Ask a hundred PC users whether Microsoft has benefited or hurt them during the past decade, and you will likely get a broad range of answers. And there are plenty of software and Internet experts supplying convincing arguments on both sides.

A New Equation

Determining exactly how a Web site run by a coalition of businesses in the same field may affect consumers could be even more daunting than unraveling the Microsoft dilemma — especially since the site is not even up and running yet.

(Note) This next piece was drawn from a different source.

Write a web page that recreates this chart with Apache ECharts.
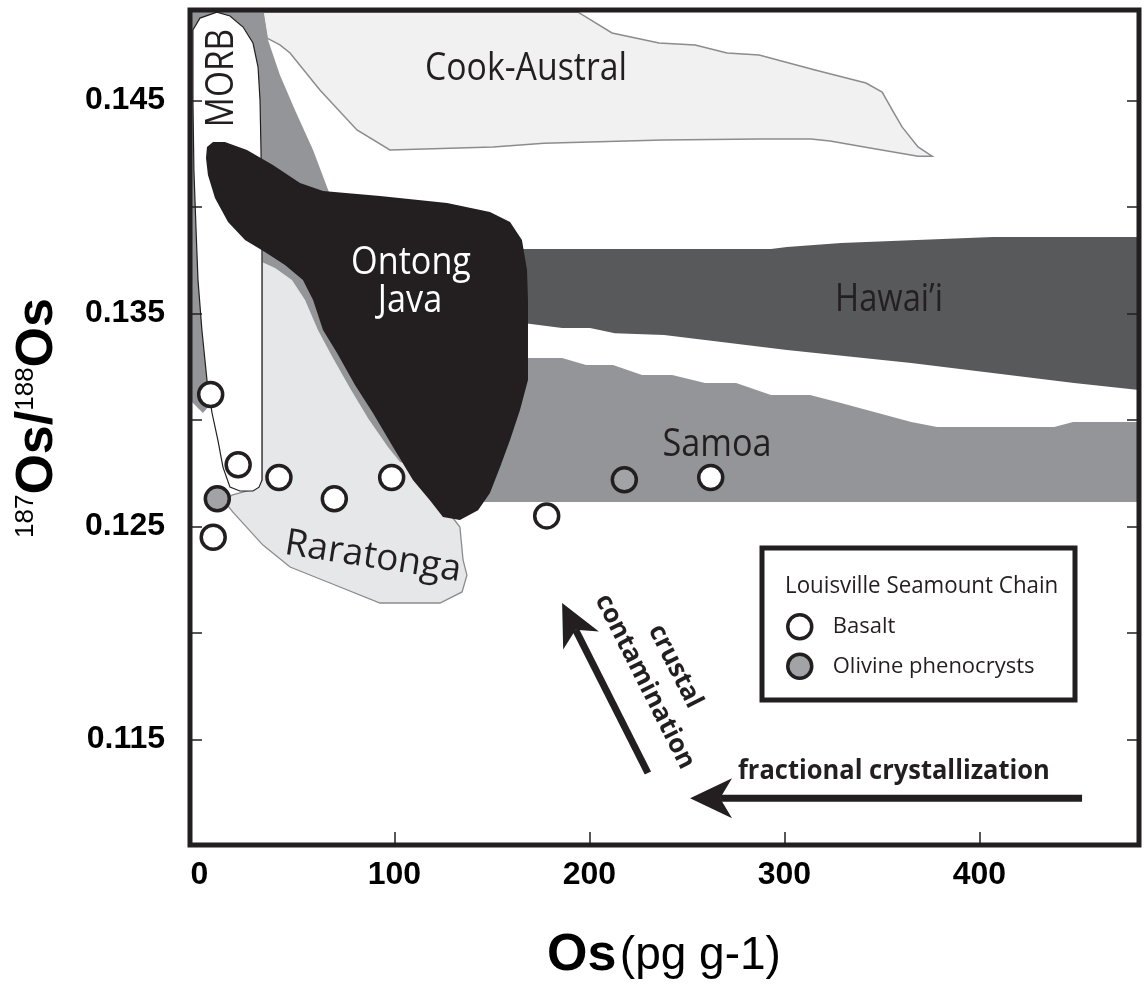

Clearly, there is a conflict between the business model that some Internet companies need to adopt for success and the traditional concept of a competitive marketplace that has a niche for every well-run company.

Homes for Sale

In the online real estate industry, for example, the issue seems to be whether Homestore.com co-opted exclusive listings and killed fair competition. All I know is that the executives at Homestore have watched perfectly sound, well-financed e-businesses fail because they could not capture market share in the online real estate space.

Homestore has plenty of motivation for getting all the listings it can because those listings will bring customers — and eventually profits — to keep the company going.

The same goes for T2. The issue seems to be whether 30 airline carriers gathered under a single banner could muscle out online competitors such as Travelocity, Expedia and Priceline.

But in order to evaluate whether the new online ventures are unfair, the DOJ will have to determine whether becoming the dominant forces in their industries will result in the airlines or realtors increasing prices or in any other way hurting consumers.

The DOJ succeeded in the Microsoft case by convincing the court that consumers suffered, despite the best arguments by the software giant that it had actually made improvements in operating systems and browsers that would not have been possible if the company were structured differently.

Similarly, the airlines might argue that direct sales to consumers could be handled more efficiently — and cheaply — than sales handled by third-party intermediaries. In fact, their argument is even stronger than Microsoft’s claims. Airlines can use the Internet to trim processing costs and pass savings on to their customers. Why shouldn’t consumers buy tickets directly from the carriers, rather than from middlemen?

This opinion is not an argument against a vigilant Justice Department. The threat that monopolies may abuse their power is as great in cyberspace as in the real world — if not more so. But the old-economy instincts that teach regulators to assume that because competition is thin, consumers are suffering, might best be left in the old economy world.